Quand chaque mot fait monde
Mais au bout du compte – de tous ces contes… à rêver debout – on s’attend à ce qu’il nous lance la prodigieuse boutade de Lacan : c’est du français que j’vous cause, pas du chagrin j’espère, faisant ainsi résonner, en les agitant sans ménagement, les tôles engourdies de nos certitudes.
Ainsi, chaque poème est un navire qui ne cesse de virer de bord et fait chavirer les perspectives, chaque strophe est un caillou jeté dans la mare du réel le plus prosaïque, et les ondes produites font vibrer le tréfonds de notre sensibilité aux choses simples. Des rencontres, des images, des objets, des sentiments, des lieux, des situations, des réflexions, s’enchainent dans une farandole belle « comme la rencontre fortuite sur une table de dissection d’une machine à coudre et d’un parapluie ». Car il y aurait du surréalisme dans cette manière de puzzle qui ose la cohabitation, par exemple d’un jarret de porc avec le sang de ton sexe. Et pourquoi pas plutôt une sorte de multiréalismes, à la sauce nonsensique anglo-saxonne façon Glen Baxter ?
Rien de gratuit, néanmoins, dans cette manière de tout poétiser, chaque vers, chaque mot étant la manivelle d’un pédalier qui, s’il s’immobilisait, ferait choir le divin cycliste que devient le lecteur opiniâtre ; sans pour autant chercher une quelconque fin d’étape : il n’y a pas de fin à ce qui n’a pas de commencement : on pédale, et c’est du temps infiniment présent que produit la turbine du poème.
J’avais beau faire des efforts / tenter de changer ma nature / je ne parvenais jamais / à tirer des conclusions. Alors ne tentez pas d’en tirer, vous, des conclusions, sachez seulement vous écouter (Je parle mais ce n’est pas ma voix que j’entends) car c’est la voix de chaque lecteur qu’exhale la bouche du poème.
que je mente ou dise la vérité / je reste toujours l’imposteur : Guillaume Decourt serait-il poète comme par inadvertance ? ou par défaut ? ou « par la force des mots notre main sur les choses » (1) ? à ce point de ma vie d’homme / je sais que je me suis trompé / ce n’était pas à droite / mais à gauche qu’il fallait prendre. Ce pourquoi, sans doute, il chevauche les lieux à la recherche de sa trace, comme s’il répondait à l’injonction d’aller voir là-bas s’il y est. Et, ô miracle ! il y est d’autant qu’il semble n’en être jamais revenu : ma force est partie faire du tourisme / dans un pays sans intérêt - son humour pouvant se révéler aussi scalpel que celui d’un Thomas Bernhardt.

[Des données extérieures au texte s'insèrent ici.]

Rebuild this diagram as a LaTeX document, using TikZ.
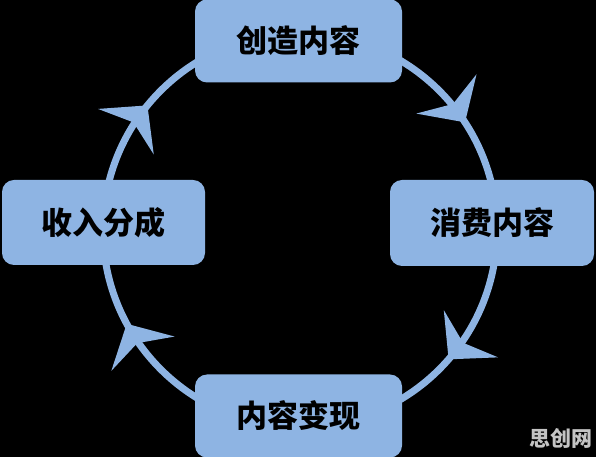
\documentclass[tikz,border=0pt]{standalone}
\usepackage{fontspec}
\newfontfamily\cjk{Noto Sans CJK SC}
\usetikzlibrary{arrows.meta, decorations.markings}
\definecolor{ringblue}{RGB}{142,180,227}
\definecolor{markgray}{RGB}{196,196,196}
\tikzstyle{box} = [rectangle, rounded corners=12pt, minimum width=207pt, minimum height=83pt, inner sep=0pt, text centered, fill=ringblue, text=black, font=\cjk\bfseries\fontsize{31}{34}\selectfont]
\tikzstyle{ring} = [draw=ringblue, line width=7pt]
\tikzset{flow/.style={postaction={decorate}, decoration={markings,
  mark=at position 0.158 with {\arrow{Stealth[length=34pt, width=72pt, inset=12pt, line width=0pt]}},
  mark=at position 0.364 with {\arrow{Stealth[length=34pt, width=72pt, inset=12pt, line width=0pt]}},
  mark=at position 0.671 with {\arrow{Stealth[length=34pt, width=72pt, inset=12pt, line width=0pt]}},
  mark=at position 0.859 with {\arrow{Stealth[length=34pt, width=72pt, inset=12pt, line width=0pt]}}}}}

\begin{document}
\begin{tikzpicture}[x=1pt, y=1pt]

\fill[black] (0,0) rectangle (596,457);
\useasboundingbox (0,0) rectangle (596,457);

% the cycle
\coordinate (hub) at (300,227);
\draw[ring, flow] (hub) ++(90:197pt) arc[start angle=90, end angle=-270, radius=197pt];

\node (create) [box] at (298.5,416) {创造内容};
\node (consume) [box, minimum width=204pt, minimum height=86pt] at (492,234) {消费内容};
\node (monetize) [box] at (298.5,41) {内容变现};
\node (share) [box, minimum width=203pt, minimum height=85pt] at (103.5,234.5) {收入分成};

\node (mark) at (561,19) [text=markgray, font=\cjk\bfseries\fontsize{21}{23}\selectfont] {思创网};

\end{tikzpicture}
\end{document}
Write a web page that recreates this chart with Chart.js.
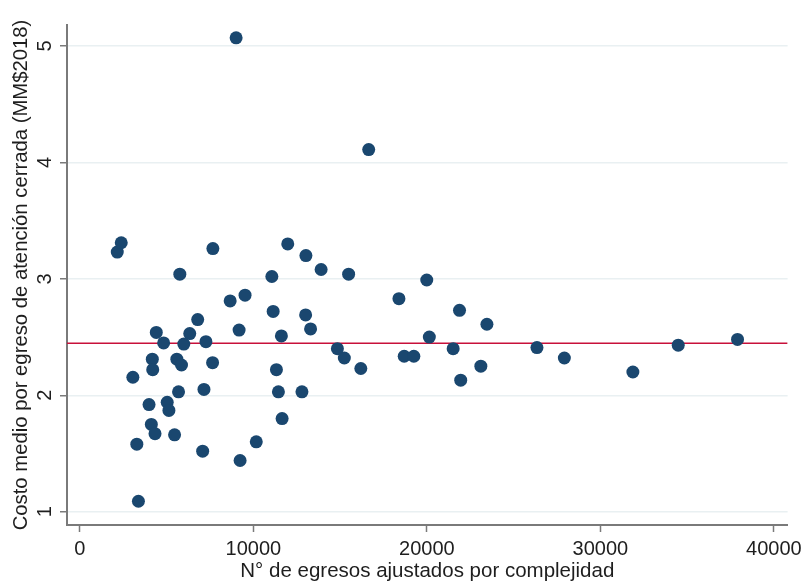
<!DOCTYPE html>
<html>
<head>
<meta charset="utf-8">
<title>Costo medio por egreso</title>
<script src="https://cdn.jsdelivr.net/npm/chart.js@4.4.1/dist/chart.umd.min.js"></script>
<style>
  html, body { margin: 0; padding: 0; background: #ffffff; }
  #chartBox { width: 807px; height: 581px; }
</style>
</head>
<body>
<div id="chartBox"><canvas id="scatterChart" width="807" height="581"></canvas></div>
<script>
// Data
const egresos = [
  9006, 16647, 2157, 2386, 5762, 7667, 11066, 11982, 8663, 9521,
  13029, 13905, 15490, 18390, 19993, 6792, 11141, 4406, 6334, 9178,
  11616, 4829, 5991, 7267, 4177, 5590, 5859, 7650, 4200, 3056,
  11330, 5688, 7153, 11444, 12800, 3988, 5035, 5133, 4120, 4332,
  5459, 11656, 3284, 7078, 9235, 10168, 3376, 13012, 13298, 14843,
  15243, 16193, 18694, 19249, 20142, 21881, 21515, 21950, 23460, 23110,
  26344, 27923, 31872, 34486, 37903
];
const costoMedio = [
  5.07, 4.11, 3.23, 3.31, 3.04, 3.26, 3.02, 3.30, 2.81, 2.86,
  3.20, 3.08, 3.04, 2.83, 2.99, 2.65, 2.72, 2.54, 2.53, 2.56,
  2.51, 2.45, 2.44, 2.46, 2.31, 2.31, 2.26, 2.28, 2.22, 2.155,
  2.22, 2.03, 2.05, 2.03, 2.03, 1.92, 1.94, 1.87, 1.75, 1.67,
  1.66, 1.80, 1.58, 1.52, 1.44, 1.60, 1.09, 2.69, 2.57, 2.40,
  2.32, 2.23, 2.335, 2.335, 2.50, 2.73, 2.40, 2.13, 2.61, 2.25,
  2.41, 2.32, 2.20, 2.43, 2.48
];
const costoPromedio = 2.447;

const xTicks = [0, 10000, 20000, 30000, 40000];
const yTicks = [1, 2, 3, 4, 5];
const xRange = [-740, 40790];
const yRange = [0.886, 5.18];

const xTitle = "N° de egresos ajustados por complejidad";
const yTitle = "Costo medio por egreso de atención cerrada (MM$2018)";

const navy = "#1a476f";
const cranberry = "#c8103a";
const axisGray = "#7a7a7a";
const gridColor = "#e9f0f2";
const textColor = "#1e1e1e";
const fontFamily = "'Liberation Sans', Arial, sans-serif";

const points = egresos.map((x, i) => ({ x: x, y: costoMedio[i] }));

const ctx = document.getElementById("scatterChart").getContext("2d");
const chart = new Chart(ctx, {
  type: "scatter",
  data: {
    datasets: [
      {
        label: "Hospitales",
        data: points,
        pointRadius: 6.5,
        pointHoverRadius: 6.5,
        pointBackgroundColor: navy,
        pointBorderWidth: 0,
        order: 1
      },
      {
        type: "line",
        label: "Promedio",
        data: [{ x: xRange[0], y: costoPromedio }, { x: xRange[1], y: costoPromedio }],
        borderColor: cranberry,
        borderWidth: 1.6,
        pointRadius: 0,
        fill: false,
        order: 2
      }
    ]
  },
  options: {
    responsive: false,
    animation: false,
    devicePixelRatio: 1,
    layout: { padding: { top: 25, right: 15, left: 0, bottom: 0 } },
    plugins: {
      legend: { display: false },
      tooltip: { enabled: false }
    },
    scales: {
      x: {
        type: "linear",
        min: xRange[0],
        max: xRange[1],
        afterBuildTicks: scale => { scale.ticks = xTicks.map(v => ({ value: v })); },
        afterFit: scale => { scale.height = 56; },
        grid: {
          drawOnChartArea: false,
          tickLength: 7,
          tickColor: axisGray,
          tickWidth: 1.5
        },
        border: { color: axisGray, width: 2 },
        ticks: {
          color: textColor,
          font: { family: fontFamily, size: 20 },
          padding: 5,
          maxRotation: 0,
          callback: v => v
        },
        title: {
          display: true,
          text: xTitle,
          color: textColor,
          font: { family: fontFamily, size: 20.5, lineHeight: 0.9 },
          padding: { top: 0, bottom: 0 }
        }
      },
      y: {
        type: "linear",
        min: yRange[0],
        max: yRange[1],
        afterBuildTicks: scale => { scale.ticks = yTicks.map(v => ({ value: v })); },
        afterFit: scale => { scale.width = 67; },
        grid: {
          color: gridColor,
          lineWidth: 1.5,
          tickLength: 7,
          tickColor: axisGray,
          tickWidth: 1.5
        },
        border: { color: axisGray, width: 2 },
        ticks: {
          color: textColor,
          font: { family: fontFamily, size: 20 },
          minRotation: 90,
          maxRotation: 90,
          crossAlign: "center",
          padding: 9,
          callback: v => v
        },
        title: {
          display: true,
          text: yTitle,
          color: textColor,
          font: { family: fontFamily, size: 20.3 },
          padding: { top: 9, bottom: 0 }
        }
      }
    }
  }
});
</script>
</body>
</html>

Comme dans les proses du sublime autrichien, la beauté surgit à chaque coin de vers, quand on ne s’y attend pas. Je tiens par exemple le poème 39. Boudoir pour plus intensément beau que l’Amour fou d’André Breton : Ma patiente française ma chance simple / mon martinet ma douce ma croupière / mon cheval mon impair mon manque / ma steppe ma vastitude etc., etc., etc.
Lire ces poèmes comme regarder une peinture de Seurat, de tout près on ne voit que les points multicolores des mots, prenons recul : apparait la texture d’un monde inattendu qui habille le regard – lui-même renouvelé : Hier j’ai répété le mot rasoir / et le mot miroir un certain nombre de fois / en me regardant tenir le rasoir dans le miroir / je me sentais en paix avec le monde
Mais il en a fallu du déboussolement.
Marc Delouze
Guillaume Decourt, A 80 km de Monterey, Aethalidès éditions, 2021, 64 p., 16€
1. Vers extrait du premier poème de mon premier livre publié : Souvenirs de la Maison des Mots (1971).